Records for this task:
··········
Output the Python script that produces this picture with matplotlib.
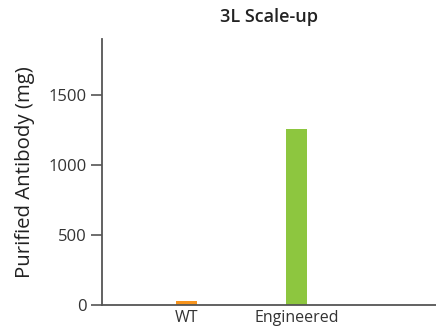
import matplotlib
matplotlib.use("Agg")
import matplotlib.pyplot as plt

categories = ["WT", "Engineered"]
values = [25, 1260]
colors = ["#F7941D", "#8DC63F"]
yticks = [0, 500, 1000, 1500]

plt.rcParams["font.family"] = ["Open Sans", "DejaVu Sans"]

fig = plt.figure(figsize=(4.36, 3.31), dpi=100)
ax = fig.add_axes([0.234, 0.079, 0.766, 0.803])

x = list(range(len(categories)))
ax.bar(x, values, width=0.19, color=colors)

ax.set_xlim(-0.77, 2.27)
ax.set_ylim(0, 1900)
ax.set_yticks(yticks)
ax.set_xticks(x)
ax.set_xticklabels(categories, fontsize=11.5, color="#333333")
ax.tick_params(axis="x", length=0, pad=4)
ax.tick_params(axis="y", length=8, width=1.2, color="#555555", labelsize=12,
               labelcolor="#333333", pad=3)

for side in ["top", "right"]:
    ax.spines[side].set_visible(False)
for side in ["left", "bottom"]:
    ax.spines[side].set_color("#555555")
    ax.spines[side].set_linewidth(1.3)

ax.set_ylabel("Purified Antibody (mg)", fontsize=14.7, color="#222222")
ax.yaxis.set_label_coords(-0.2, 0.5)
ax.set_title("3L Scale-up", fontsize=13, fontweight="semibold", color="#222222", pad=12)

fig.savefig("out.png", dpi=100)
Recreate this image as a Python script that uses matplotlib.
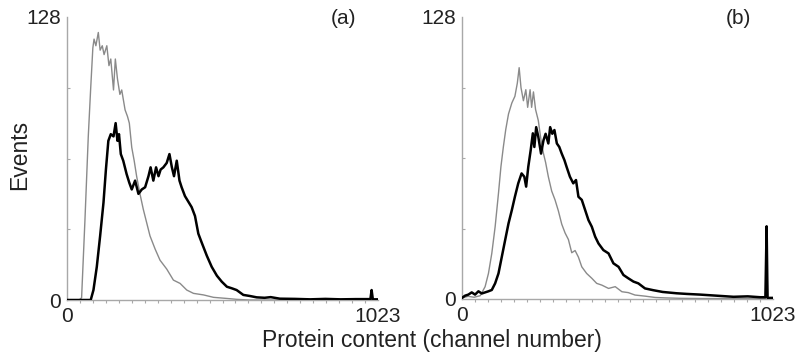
··········
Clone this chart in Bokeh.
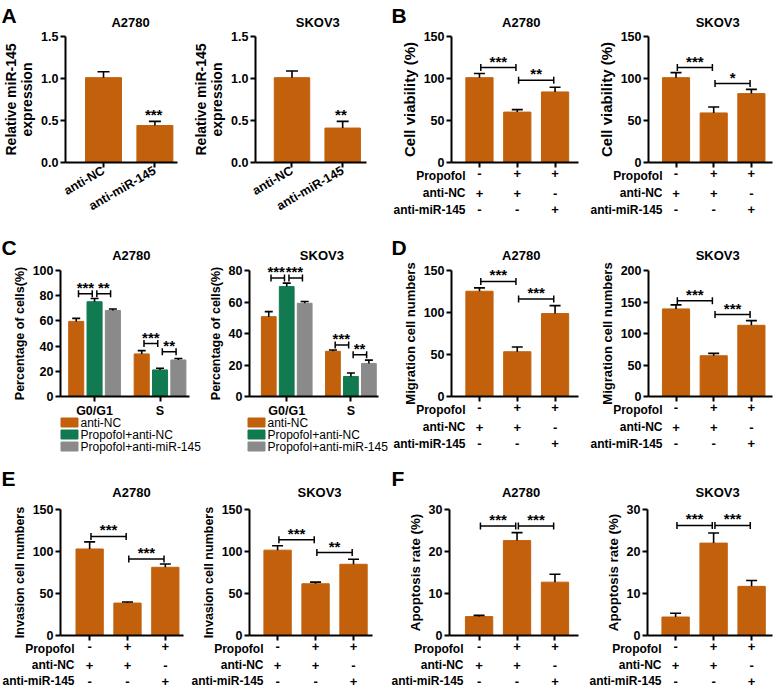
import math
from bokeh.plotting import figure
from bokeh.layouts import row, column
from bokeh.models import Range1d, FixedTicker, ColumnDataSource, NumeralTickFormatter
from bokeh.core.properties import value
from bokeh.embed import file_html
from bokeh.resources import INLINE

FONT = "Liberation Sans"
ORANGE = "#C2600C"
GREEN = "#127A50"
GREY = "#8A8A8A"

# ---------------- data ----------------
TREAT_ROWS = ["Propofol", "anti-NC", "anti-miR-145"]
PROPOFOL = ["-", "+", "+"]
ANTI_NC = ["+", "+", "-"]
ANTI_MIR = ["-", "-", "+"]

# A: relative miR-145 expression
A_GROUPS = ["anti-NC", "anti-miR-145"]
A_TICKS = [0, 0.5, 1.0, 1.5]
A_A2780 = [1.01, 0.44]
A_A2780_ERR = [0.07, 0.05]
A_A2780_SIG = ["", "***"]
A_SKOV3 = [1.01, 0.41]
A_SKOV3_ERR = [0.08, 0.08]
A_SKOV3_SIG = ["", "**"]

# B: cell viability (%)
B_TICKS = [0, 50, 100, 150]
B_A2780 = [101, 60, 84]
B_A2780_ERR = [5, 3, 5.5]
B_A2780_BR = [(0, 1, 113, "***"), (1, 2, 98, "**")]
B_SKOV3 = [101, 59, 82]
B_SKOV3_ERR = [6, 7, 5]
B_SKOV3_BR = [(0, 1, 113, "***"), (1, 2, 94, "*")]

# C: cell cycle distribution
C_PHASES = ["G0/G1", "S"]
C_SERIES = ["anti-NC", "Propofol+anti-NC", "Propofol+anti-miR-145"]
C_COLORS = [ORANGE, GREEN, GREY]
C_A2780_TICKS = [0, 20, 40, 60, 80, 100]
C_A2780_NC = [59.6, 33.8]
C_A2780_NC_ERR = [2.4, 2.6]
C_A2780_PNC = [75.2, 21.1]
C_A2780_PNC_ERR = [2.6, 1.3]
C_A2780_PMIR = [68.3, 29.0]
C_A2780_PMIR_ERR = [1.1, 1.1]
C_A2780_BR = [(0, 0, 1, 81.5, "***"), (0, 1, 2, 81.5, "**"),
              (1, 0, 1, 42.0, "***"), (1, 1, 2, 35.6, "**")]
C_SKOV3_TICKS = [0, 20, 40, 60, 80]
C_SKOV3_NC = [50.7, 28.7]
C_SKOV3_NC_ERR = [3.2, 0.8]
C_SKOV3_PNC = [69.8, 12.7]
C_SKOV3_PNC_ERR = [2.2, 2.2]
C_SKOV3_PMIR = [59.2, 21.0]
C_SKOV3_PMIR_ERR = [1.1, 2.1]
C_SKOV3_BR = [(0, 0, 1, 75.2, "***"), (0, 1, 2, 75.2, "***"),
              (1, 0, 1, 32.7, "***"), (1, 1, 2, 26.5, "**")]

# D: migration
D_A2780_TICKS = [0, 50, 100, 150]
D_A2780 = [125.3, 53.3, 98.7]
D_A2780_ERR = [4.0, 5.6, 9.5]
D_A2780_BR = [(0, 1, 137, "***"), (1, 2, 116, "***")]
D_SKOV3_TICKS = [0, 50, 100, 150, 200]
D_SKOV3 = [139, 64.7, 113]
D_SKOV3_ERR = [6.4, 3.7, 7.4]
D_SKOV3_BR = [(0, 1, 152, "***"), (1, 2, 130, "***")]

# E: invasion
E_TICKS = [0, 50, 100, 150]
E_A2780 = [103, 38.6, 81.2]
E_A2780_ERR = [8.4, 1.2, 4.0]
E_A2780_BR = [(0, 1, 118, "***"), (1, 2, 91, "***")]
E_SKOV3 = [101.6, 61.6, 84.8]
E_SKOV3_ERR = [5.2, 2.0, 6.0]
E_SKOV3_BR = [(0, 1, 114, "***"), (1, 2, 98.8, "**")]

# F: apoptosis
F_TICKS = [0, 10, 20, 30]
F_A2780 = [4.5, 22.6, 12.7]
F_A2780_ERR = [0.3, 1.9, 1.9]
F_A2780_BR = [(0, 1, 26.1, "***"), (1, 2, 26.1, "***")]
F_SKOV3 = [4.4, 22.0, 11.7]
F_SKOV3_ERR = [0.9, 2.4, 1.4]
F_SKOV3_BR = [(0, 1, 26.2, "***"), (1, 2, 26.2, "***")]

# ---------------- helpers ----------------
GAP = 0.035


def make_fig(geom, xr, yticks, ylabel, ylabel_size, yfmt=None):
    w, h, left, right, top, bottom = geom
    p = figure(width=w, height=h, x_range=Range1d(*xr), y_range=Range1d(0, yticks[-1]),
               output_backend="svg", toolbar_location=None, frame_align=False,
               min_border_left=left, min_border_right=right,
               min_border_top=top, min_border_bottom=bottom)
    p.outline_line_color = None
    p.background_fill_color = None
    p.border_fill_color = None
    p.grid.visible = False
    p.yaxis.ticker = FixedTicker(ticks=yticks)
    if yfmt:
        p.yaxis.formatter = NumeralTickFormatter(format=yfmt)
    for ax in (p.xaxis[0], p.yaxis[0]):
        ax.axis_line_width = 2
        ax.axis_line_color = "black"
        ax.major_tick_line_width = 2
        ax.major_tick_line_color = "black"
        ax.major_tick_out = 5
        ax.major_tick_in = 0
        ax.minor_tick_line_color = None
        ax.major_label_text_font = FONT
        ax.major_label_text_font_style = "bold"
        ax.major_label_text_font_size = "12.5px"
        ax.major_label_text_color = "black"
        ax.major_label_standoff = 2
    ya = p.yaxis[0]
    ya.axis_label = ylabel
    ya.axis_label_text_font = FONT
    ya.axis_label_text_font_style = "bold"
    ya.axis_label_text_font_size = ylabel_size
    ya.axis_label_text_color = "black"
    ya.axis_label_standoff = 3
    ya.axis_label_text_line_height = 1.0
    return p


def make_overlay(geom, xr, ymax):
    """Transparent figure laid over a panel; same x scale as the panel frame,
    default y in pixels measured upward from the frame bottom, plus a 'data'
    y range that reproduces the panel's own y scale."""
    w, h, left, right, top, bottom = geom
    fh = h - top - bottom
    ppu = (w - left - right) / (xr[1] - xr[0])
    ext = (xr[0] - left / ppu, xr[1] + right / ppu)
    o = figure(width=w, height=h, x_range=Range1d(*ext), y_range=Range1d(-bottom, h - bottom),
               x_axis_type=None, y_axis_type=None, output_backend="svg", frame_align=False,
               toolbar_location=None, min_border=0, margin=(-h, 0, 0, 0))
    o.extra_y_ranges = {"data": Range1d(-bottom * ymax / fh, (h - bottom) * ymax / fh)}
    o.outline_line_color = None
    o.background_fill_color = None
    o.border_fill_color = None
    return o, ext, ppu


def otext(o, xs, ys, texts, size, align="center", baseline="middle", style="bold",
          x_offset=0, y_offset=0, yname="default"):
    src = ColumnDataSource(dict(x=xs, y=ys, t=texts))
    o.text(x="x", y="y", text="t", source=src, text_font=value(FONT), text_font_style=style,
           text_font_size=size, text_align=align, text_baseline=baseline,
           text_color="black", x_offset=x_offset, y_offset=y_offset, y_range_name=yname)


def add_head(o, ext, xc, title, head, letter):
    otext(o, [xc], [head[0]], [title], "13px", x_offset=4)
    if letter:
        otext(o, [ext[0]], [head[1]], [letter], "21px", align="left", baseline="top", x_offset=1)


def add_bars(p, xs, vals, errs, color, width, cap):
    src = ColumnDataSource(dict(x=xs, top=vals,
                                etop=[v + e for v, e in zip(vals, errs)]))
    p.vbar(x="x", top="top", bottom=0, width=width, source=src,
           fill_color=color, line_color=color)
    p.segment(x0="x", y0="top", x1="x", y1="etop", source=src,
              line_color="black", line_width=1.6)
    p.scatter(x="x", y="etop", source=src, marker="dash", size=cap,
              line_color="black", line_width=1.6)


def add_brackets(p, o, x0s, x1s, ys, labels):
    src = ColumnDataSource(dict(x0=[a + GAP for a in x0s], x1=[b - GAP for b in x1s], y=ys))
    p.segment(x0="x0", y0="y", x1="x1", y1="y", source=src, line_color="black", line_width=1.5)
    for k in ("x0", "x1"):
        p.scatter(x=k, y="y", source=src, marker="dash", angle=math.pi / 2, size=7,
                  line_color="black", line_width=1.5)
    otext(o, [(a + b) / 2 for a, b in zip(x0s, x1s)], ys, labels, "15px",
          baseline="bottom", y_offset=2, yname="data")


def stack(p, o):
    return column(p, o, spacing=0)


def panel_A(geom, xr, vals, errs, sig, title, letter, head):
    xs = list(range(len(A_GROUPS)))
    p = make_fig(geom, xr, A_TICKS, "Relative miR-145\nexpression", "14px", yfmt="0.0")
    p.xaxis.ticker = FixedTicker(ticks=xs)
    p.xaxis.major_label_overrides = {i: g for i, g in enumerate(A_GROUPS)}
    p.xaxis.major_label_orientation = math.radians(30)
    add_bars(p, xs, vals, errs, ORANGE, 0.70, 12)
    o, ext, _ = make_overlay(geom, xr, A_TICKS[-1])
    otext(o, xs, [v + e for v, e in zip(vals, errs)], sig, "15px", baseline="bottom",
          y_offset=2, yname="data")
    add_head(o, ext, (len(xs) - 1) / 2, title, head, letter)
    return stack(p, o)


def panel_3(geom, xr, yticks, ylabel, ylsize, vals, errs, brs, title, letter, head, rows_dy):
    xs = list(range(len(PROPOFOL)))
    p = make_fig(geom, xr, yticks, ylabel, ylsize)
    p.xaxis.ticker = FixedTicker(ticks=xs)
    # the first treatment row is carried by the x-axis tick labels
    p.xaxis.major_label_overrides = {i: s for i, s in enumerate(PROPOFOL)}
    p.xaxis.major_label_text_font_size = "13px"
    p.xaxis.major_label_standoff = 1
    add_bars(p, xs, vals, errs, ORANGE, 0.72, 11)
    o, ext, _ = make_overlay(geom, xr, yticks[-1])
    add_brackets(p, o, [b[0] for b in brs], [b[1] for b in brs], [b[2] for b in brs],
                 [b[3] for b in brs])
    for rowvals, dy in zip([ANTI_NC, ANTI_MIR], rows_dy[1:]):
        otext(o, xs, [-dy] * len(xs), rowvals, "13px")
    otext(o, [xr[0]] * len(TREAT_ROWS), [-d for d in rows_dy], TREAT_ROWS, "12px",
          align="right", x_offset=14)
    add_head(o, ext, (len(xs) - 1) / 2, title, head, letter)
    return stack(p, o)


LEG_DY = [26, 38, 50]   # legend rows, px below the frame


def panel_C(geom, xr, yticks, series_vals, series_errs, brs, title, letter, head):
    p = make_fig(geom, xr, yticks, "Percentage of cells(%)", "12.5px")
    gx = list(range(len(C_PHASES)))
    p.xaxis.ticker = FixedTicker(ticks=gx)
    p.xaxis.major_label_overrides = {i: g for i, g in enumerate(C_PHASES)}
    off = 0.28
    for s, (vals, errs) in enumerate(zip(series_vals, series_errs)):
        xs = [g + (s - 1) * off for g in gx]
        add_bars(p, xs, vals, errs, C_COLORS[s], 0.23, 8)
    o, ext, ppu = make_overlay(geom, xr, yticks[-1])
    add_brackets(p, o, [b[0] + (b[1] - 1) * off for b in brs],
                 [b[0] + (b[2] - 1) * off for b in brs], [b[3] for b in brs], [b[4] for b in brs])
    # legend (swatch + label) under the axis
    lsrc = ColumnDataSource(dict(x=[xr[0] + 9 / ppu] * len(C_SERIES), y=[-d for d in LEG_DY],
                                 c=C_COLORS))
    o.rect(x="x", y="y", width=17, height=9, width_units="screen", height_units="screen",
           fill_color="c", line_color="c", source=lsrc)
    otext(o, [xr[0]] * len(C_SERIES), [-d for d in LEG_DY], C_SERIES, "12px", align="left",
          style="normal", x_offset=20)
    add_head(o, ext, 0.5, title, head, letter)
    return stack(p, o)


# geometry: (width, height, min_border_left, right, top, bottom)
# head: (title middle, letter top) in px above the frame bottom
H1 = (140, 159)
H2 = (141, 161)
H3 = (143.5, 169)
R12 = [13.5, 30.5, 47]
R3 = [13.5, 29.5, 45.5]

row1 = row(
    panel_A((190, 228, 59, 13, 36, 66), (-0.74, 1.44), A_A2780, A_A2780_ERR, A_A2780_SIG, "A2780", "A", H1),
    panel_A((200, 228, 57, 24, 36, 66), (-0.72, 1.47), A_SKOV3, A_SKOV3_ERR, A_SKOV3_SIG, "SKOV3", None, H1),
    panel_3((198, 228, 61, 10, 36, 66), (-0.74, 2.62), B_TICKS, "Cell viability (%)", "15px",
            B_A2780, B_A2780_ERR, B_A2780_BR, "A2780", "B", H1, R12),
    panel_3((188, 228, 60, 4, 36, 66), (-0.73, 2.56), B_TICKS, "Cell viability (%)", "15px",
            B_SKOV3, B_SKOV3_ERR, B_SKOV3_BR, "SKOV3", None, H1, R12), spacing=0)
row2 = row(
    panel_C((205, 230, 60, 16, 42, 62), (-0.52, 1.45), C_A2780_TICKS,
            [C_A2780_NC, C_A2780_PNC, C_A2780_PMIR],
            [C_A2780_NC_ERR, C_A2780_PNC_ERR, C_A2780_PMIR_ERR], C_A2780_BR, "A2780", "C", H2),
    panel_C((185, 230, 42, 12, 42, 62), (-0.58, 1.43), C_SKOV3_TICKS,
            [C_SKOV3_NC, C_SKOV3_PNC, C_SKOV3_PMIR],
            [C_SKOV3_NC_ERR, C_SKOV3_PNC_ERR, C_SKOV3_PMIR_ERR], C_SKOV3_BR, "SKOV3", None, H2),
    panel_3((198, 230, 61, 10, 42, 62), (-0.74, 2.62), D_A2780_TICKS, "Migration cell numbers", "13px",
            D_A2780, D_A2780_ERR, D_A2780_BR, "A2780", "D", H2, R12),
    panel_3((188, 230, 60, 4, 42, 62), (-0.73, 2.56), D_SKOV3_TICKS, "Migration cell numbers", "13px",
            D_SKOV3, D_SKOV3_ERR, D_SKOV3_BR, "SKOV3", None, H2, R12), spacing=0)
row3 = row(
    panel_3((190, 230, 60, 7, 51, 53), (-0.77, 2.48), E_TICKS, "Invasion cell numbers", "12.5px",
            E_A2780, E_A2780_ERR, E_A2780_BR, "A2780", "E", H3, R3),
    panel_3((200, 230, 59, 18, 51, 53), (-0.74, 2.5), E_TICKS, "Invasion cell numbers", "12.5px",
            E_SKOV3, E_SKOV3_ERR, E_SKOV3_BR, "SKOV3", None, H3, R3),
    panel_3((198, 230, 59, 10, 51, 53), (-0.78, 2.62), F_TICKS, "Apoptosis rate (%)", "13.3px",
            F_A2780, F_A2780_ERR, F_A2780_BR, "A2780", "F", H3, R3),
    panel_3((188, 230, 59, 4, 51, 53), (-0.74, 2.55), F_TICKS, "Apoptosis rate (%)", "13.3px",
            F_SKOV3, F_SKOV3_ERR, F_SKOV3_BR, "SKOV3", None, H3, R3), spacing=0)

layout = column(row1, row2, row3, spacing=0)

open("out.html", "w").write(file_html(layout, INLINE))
··········
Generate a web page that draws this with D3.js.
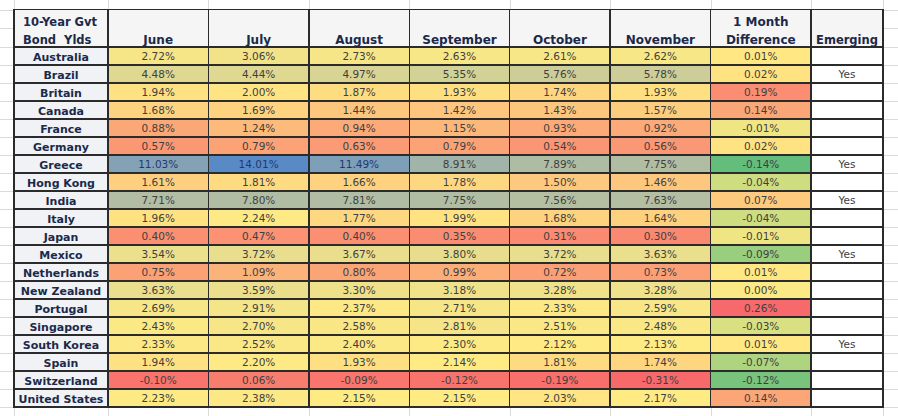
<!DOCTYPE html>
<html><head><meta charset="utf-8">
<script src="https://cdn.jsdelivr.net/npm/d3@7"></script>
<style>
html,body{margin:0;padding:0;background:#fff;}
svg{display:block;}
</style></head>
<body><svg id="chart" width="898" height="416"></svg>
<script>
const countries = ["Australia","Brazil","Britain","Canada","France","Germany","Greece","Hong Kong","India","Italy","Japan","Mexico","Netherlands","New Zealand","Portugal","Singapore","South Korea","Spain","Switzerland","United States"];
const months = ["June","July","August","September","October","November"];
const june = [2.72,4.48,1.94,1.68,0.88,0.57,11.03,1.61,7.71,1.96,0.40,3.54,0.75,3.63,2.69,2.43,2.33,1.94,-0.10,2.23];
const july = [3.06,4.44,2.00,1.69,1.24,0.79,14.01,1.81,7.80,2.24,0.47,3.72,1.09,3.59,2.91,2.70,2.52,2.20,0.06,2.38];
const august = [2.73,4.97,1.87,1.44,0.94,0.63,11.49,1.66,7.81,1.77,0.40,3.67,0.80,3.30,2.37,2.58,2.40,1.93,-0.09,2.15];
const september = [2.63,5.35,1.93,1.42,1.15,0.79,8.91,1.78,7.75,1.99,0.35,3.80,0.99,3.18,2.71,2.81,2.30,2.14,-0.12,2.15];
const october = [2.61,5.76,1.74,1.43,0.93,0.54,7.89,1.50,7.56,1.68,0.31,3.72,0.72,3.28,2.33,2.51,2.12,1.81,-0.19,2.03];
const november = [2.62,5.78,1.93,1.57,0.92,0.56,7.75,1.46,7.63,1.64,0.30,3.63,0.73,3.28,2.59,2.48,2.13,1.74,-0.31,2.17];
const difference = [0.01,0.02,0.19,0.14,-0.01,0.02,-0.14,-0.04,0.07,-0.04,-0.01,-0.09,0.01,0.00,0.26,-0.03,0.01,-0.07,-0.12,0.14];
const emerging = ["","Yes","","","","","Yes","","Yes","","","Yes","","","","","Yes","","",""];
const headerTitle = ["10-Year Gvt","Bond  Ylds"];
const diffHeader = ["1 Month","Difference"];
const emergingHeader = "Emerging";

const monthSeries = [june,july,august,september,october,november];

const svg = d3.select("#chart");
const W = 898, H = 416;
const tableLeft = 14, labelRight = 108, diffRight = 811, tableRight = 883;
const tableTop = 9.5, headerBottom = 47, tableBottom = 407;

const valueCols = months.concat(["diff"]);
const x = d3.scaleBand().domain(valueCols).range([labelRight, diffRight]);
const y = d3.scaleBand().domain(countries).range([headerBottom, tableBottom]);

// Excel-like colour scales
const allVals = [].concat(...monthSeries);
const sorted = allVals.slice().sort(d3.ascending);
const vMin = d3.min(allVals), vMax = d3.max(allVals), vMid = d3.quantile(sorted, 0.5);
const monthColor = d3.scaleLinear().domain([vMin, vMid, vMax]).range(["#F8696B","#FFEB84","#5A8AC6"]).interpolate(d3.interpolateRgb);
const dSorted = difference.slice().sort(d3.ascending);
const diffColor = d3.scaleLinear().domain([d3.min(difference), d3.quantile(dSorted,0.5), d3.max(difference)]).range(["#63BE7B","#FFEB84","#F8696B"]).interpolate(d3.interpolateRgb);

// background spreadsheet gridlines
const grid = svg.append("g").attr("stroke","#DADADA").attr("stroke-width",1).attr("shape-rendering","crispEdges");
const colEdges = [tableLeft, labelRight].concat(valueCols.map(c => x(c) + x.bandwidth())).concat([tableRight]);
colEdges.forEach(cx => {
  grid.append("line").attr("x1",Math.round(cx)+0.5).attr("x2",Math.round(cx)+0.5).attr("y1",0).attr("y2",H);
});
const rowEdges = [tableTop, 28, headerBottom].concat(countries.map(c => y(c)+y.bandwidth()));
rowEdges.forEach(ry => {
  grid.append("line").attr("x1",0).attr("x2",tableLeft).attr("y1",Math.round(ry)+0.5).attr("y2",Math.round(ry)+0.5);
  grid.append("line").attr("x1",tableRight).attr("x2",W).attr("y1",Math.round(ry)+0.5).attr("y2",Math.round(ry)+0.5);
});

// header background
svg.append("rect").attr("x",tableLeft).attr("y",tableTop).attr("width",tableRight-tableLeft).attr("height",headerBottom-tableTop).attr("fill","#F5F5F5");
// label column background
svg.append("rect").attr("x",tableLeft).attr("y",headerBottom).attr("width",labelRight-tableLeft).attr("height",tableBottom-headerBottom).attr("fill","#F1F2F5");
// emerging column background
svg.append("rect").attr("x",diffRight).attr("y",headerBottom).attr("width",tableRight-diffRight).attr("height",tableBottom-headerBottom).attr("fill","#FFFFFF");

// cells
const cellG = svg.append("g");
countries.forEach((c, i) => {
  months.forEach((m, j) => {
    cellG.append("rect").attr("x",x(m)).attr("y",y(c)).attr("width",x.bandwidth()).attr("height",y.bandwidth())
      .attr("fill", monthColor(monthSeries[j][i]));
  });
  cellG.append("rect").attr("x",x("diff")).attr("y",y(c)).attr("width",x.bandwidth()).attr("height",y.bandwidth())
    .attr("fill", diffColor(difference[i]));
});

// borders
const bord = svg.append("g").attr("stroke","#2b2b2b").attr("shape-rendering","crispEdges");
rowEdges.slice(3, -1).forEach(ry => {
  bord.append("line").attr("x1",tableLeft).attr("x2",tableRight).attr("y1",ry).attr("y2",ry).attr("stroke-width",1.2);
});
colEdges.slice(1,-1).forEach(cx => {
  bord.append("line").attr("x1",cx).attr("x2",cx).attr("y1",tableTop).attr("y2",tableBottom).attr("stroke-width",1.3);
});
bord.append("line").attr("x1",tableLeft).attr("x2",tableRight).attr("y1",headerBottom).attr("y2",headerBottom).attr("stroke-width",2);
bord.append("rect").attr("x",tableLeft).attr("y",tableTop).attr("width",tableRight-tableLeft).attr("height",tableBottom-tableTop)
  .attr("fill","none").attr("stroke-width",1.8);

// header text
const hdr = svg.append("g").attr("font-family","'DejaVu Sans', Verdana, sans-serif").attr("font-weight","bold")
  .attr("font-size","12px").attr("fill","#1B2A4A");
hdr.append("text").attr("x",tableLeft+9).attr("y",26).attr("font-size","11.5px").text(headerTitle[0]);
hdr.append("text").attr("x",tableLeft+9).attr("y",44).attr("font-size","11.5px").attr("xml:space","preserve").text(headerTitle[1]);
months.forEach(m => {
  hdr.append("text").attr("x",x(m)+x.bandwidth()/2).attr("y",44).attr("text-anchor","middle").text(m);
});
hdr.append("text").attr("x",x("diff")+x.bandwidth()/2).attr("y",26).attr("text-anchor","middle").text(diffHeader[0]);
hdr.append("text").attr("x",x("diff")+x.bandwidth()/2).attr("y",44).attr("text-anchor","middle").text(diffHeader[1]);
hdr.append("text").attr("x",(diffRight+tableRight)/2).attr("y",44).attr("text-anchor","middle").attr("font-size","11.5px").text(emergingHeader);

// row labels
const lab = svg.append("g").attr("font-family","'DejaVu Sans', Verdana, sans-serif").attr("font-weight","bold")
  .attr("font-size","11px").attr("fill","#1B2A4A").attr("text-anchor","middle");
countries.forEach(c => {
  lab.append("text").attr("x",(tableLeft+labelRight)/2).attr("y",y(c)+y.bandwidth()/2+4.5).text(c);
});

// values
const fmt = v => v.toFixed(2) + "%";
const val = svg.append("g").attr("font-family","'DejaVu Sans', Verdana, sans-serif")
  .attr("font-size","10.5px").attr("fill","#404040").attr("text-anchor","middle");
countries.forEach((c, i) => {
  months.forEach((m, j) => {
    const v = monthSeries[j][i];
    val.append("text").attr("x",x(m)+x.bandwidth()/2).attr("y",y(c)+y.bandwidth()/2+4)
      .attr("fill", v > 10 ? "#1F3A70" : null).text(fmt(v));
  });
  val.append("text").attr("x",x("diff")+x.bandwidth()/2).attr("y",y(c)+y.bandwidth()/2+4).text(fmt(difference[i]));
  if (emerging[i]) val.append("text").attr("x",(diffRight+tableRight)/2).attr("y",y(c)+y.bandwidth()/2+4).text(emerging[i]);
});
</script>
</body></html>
··········
What needs to be done:
From the records above, quote word for word only the lines beginning at the line that has "Output the Python" and stopping after the line that has "Recreate this image". Omit the pictures.

Response:
Output the Python script that produces this picture with matplotlib.
import matplotlib
matplotlib.use("Agg")
import matplotlib.pyplot as plt

categories = ["WT", "Engineered"]
values = [25, 1260]
colors = ["#F7941D", "#8DC63F"]
yticks = [0, 500, 1000, 1500]

plt.rcParams["font.family"] = ["Open Sans", "DejaVu Sans"]

fig = plt.figure(figsize=(4.36, 3.31), dpi=100)
ax = fig.add_axes([0.234, 0.079, 0.766, 0.803])

x = list(range(len(categories)))
ax.bar(x, values, width=0.19, color=colors)

ax.set_xlim(-0.77, 2.27)
ax.set_ylim(0, 1900)
ax.set_yticks(yticks)
ax.set_xticks(x)
ax.set_xticklabels(categories, fontsize=11.5, color="#333333")
ax.tick_params(axis="x", length=0, pad=4)
ax.tick_params(axis="y", length=8, width=1.2, color="#555555", labelsize=12,
               labelcolor="#333333", pad=3)

for side in ["top", "right"]:
    ax.spines[side].set_visible(False)
for side in ["left", "bottom"]:
    ax.spines[side].set_color("#555555")
    ax.spines[side].set_linewidth(1.3)

ax.set_ylabel("Purified Antibody (mg)", fontsize=14.7, color="#222222")
ax.yaxis.set_label_coords(-0.2, 0.5)
ax.set_title("3L Scale-up", fontsize=13, fontweight="semibold", color="#222222", pad=12)

fig.savefig("out.png", dpi=100)
Recreate this image as a Python script that uses matplotlib.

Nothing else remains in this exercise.